How can magnetic dipole derivations be solved without using the force equation?

[Kolahal Bhattacharya]

this is not homework help.I want to know.

Hello,can anyone suggest why for a dipole m placed in a magnetic field B
F=grad(m.B)
and N=mxB?

 

[siddharth]

Hello,can anyone suggest why for a dipole m placed in a magnetic field B
F=grad(m.B)
and N=mxB?

Take an infinitesimal current loop of arbitrary shape and use the Lorentz force law.

 

[Meir Achuz]

Take an infinitesimal current loop of arbitrary shape and use the Lorentz force law.

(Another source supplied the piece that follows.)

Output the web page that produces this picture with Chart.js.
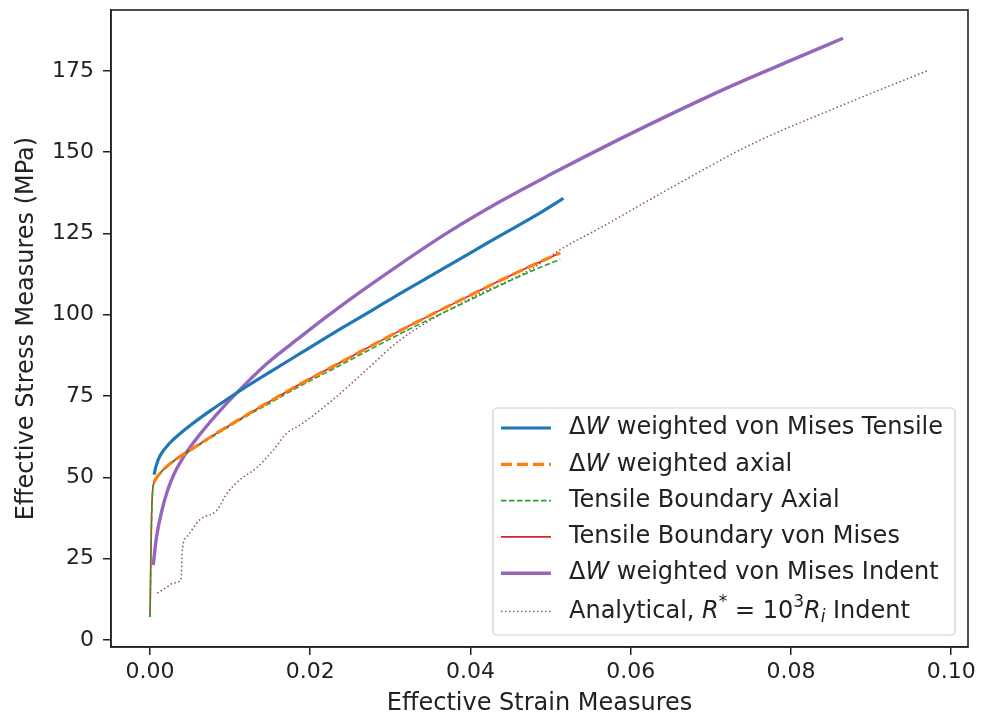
<!DOCTYPE html>
<html>
<head>
<meta charset="utf-8">
<script src="https://cdn.jsdelivr.net/npm/chart.js@4.4.0/dist/chart.umd.min.js"></script>
<style>
  html, body { margin: 0; padding: 0; background: #fff; }
  #wrap { width: 989px; height: 718px; position: relative; }
</style>
</head>
<body>
<div id="wrap"><canvas id="c" width="989" height="718"></canvas></div>
<script>
// ticks
const xTicks = [0.00, 0.02, 0.04, 0.06, 0.08, 0.10];
const yTicks = [0, 25, 50, 75, 100, 125, 150, 175];

// ΔW weighted von Mises Tensile
const tensileVmX = [0.0005, 0.0008, 0.00125, 0.0025, 0.0037, 0.005, 0.0075, 0.01, 0.0125, 0.015, 0.0187, 0.023, 0.0275, 0.0312, 0.036, 0.04, 0.0437, 0.048, 0.0516];
const tensileVmY = [50.8, 53.8, 56.6, 60.6, 63.3, 65.9, 70.4, 74.6, 78.6, 82.4, 88, 94.5, 101, 106.5, 113.3, 119, 124.3, 130.3, 135.8];

// ΔW weighted axial
const axialX = [0.0005, 0.001, 0.0025, 0.005, 0.0075, 0.01, 0.0125, 0.015, 0.0187, 0.023, 0.027, 0.0312, 0.036, 0.04, 0.0437, 0.048, 0.0512];
const axialY = [48.6, 50.5, 54.2, 58.3, 62.3, 66.1, 69.8, 73.4, 78.6, 84.3, 89.6, 95.1, 101.1, 106, 110.5, 115.5, 119];

// Tensile Boundary Axial
const boundAxX = [0, 0.00005, 0.0001, 0.0002, 0.0003, 0.0005, 0.001, 0.0025, 0.005, 0.0075, 0.01, 0.0125, 0.015, 0.0187, 0.023, 0.027, 0.0312, 0.036, 0.04, 0.0437, 0.048, 0.0512];
const boundAxY = [7, 15, 25, 38, 45, 48.3, 50.3, 54, 58.1, 62, 65.8, 69.4, 72.9, 78, 83.5, 88.7, 94.1, 99.9, 104.6, 109, 113.8, 117];

// Tensile Boundary von Mises
const boundVmX = [0, 0.00005, 0.0001, 0.0002, 0.0003, 0.0005, 0.001, 0.0025, 0.005, 0.0075, 0.01, 0.0125, 0.015, 0.0187, 0.023, 0.027, 0.0312, 0.036, 0.04, 0.0437, 0.048, 0.0512];
const boundVmY = [7, 15, 25, 38, 45, 48.4, 50.5, 54.2, 58.3, 62.3, 66.1, 69.8, 73.4, 78.6, 84.3, 89.6, 95.1, 101.1, 106, 110.5, 115.5, 119];

// ΔW weighted von Mises Indent
const indentX = [0.0004, 0.0008, 0.0015, 0.0022, 0.003, 0.004, 0.005, 0.006, 0.0075, 0.009, 0.0106, 0.0125, 0.0146, 0.0187, 0.022, 0.025, 0.0312, 0.037, 0.0437, 0.0499, 0.0583, 0.0658, 0.0728, 0.08, 0.0865];
const indentY = [23, 31.5, 40, 46, 51, 55.5, 59.2, 62.5, 67, 71.2, 75.4, 80.1, 85, 93, 99.3, 104.8, 115.5, 125, 134.8, 143, 153.6, 162.6, 170.6, 178.2, 185];

// Analytical, R* = 10^3 Ri Indent
const analytX = [0.0009, 0.002, 0.003, 0.0039, 0.004, 0.0046, 0.0062, 0.0084, 0.0096, 0.0112, 0.0133, 0.0154, 0.0171, 0.0187, 0.0228, 0.027, 0.0312, 0.0396, 0.0478, 0.0512, 0.0562, 0.065, 0.0749, 0.085, 0.097];
const analytY = [14.4, 16, 17.5, 18.8, 27, 31.7, 36.9, 40, 45, 49.2, 52.9, 58.4, 63.6, 66, 73.8, 83, 92.2, 104.5, 114.3, 120, 126.7, 139, 152.2, 163, 175];

const pts = (xs, ys) => xs.map((x, i) => ({ x, y: ys[i] }));

const FONT = '"DejaVu Sans", sans-serif';
const INK = '#222';

const series = [
  { label: 'tensileVm', data: pts(tensileVmX, tensileVmY), borderColor: '#1f77b4', borderWidth: 3.2, borderDash: [] },
  { label: 'axial', data: pts(axialX, axialY), borderColor: '#ff7f0e', borderWidth: 3.2, borderDash: [11, 5] },
  { label: 'boundAx', data: pts(boundAxX, boundAxY), borderColor: '#2ca02c', borderWidth: 1.6, borderDash: [5.5, 2.5] },
  { label: 'boundVm', data: pts(boundVmX, boundVmY), borderColor: '#d62728', borderWidth: 1.6, borderDash: [] },
  { label: 'indent', data: pts(indentX, indentY), borderColor: '#9467bd', borderWidth: 3.4, borderDash: [] },
  { label: 'analyt', data: pts(analytX, analytY), borderColor: '#8c564b', borderWidth: 1.5, borderDash: [1.5, 2.5] },
];

// legend entries: text runs as [text, style] with style n=normal, i=italic, sup, subi
const legendRows = [
  { i: 0, runs: [['Δ', 'n'], ['W', 'i'], [' weighted von Mises Tensile', 'n']] },
  { i: 1, runs: [['Δ', 'n'], ['W', 'i'], [' weighted axial', 'n']] },
  { i: 2, runs: [['Tensile Boundary Axial', 'n']] },
  { i: 3, runs: [['Tensile Boundary von Mises', 'n']] },
  { i: 4, runs: [['Δ', 'n'], ['W', 'i'], [' weighted von Mises Indent', 'n']] },
  { i: 5, runs: [['Analytical, ', 'n'], ['R', 'i'], ['*', 'sup'], [' = 10', 'n'], ['3', 'sup'], ['R', 'i'], ['i', 'subi'], [' Indent', 'n']] },
];

const frameAndLegend = {
  id: 'frameAndLegend',
  afterDraw(chart) {
    const { ctx, chartArea: a } = chart;
    ctx.save();
    // frame
    ctx.strokeStyle = INK;
    ctx.lineWidth = 1.6;
    ctx.strokeRect(a.left, a.top, a.right - a.left, a.bottom - a.top);

    // legend box
    const bw = 462, bh = 227;
    const bx = a.right - 13 - bw, by = a.bottom - 12 - bh;
    ctx.beginPath();
    ctx.roundRect(bx, by, bw, bh, 4);
    ctx.fillStyle = 'rgba(255,255,255,0.85)';
    ctx.fill();
    ctx.strokeStyle = '#d0d0d0';
    ctx.lineWidth = 1.2;
    ctx.stroke();

    const fs = 24;
    legendRows.forEach((row, r) => {
      const ds = series[row.i];
      const yc = by + 20 + r * 36.3 + (r === 5 ? 2 : 0);
      ctx.beginPath();
      ctx.setLineDash(ds.borderDash);
      ctx.strokeStyle = ds.borderColor;
      ctx.lineWidth = ds.borderWidth;
      ctx.moveTo(bx + 8, yc);
      ctx.lineTo(bx + 58, yc);
      ctx.stroke();
      ctx.setLineDash([]);

      let tx = bx + 76;
      ctx.fillStyle = INK;
      ctx.textBaseline = 'middle';
      ctx.textAlign = 'left';
      row.runs.forEach(([t, s]) => {
        let f = fs + 'px ' + FONT, dy = 0;
        if (s === 'i') f = 'italic ' + fs + 'px ' + FONT;
        if (s === 'sup') { f = Math.round(fs * 0.7) + 'px ' + FONT; dy = -9; }
        if (s === 'subi') { f = 'italic ' + Math.round(fs * 0.7) + 'px ' + FONT; dy = 6; }
        ctx.font = f;
        ctx.fillText(t, tx, yc + dy);
        tx += ctx.measureText(t).width;
      });
    });
    ctx.restore();
  }
};

new Chart(document.getElementById('c'), {
  type: 'line',
  data: {
    datasets: series.map(s => ({
      ...s,
      pointRadius: 0,
      fill: false,
      cubicInterpolationMode: 'monotone',
      borderCapStyle: 'butt',
    })),
  },
  options: {
    responsive: false,
    animation: false,
    layout: { padding: { left: 0, right: 21, top: 10, bottom: 0 } },
    plugins: { legend: { display: false }, tooltip: { enabled: false } },
    scales: {
      x: {
        type: 'linear',
        min: -0.00487,
        max: 0.1021,
        afterBuildTicks: s => { s.ticks = xTicks.map(v => ({ value: v })); },
        afterFit: s => { s.height = 71; s.paddingLeft = 0; s.paddingRight = 0; },
        ticks: { color: INK, font: { family: FONT, size: 22 }, padding: 4, maxRotation: 0, callback: v => v.toFixed(2) },
        grid: { drawOnChartArea: false, drawTicks: true, tickLength: 8, color: INK, lineWidth: 1.5 },
        border: { display: true, color: INK, width: 1.6 },
        title: { display: true, text: 'Effective Strain Measures', color: INK, font: { family: FONT, size: 24 }, padding: { top: 0, bottom: 0 } },
      },
      y: {
        type: 'linear',
        min: -2.2,
        max: 193.7,
        afterBuildTicks: s => { s.ticks = yTicks.map(v => ({ value: v })); },
        afterFit: s => { s.width = 111; s.paddingTop = 0; s.paddingBottom = 0; },
        ticks: { color: INK, font: { family: FONT, size: 22 }, padding: 9, callback: v => String(v) },
        grid: { drawOnChartArea: false, drawTicks: true, tickLength: 8, color: INK, lineWidth: 1.5 },
        border: { display: true, color: INK, width: 1.6 },
        title: { display: true, text: 'Effective Stress Measures (MPa)', color: INK, font: { family: FONT, size: 24 }, padding: { top: 12, bottom: 0 } },
      },
    },
  },
  plugins: [frameAndLegend],
});
</script>
</body>
</html>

That will work, but the derivation is a bit involved for an arbitrary shape.
If you are satisfied with doing it for a rectangular loop, that is easier for the torque. Once you know the torque, you can show U=-mu.B, and then
use F=-grad U.
If you model the magnetic dipole as two magnetic poles, then the derivations are just the same as for electric dipoles, which are easier.

 

[Kolahal Bhattacharya]

To Siddharth:I found your approach in jackson.However,Griffiths also asks in his exercise to do in the same way.Only Jackson used J while Griffiths prefers I (in his hint).
I got upto:
F=I* closed int{dl x [(r. grad_0)B](r_0)} where dl is infinitesimal loop element; and the right portion is obtained after Taylor series expansion.
Now griffiths and Jackson says to use Levi-Civita symbols...
I was trying to insert the result: vector area a= (1/2)int{ r x I) inside the integral extracting (dl x r) so that I can get 'a' inside the integral and then have dm inside.But got stuck.It appears I am near the way but cannot get it.
Please help.

The other approach ultimately assumes F=grad(m.B).So, I prefer not to use it.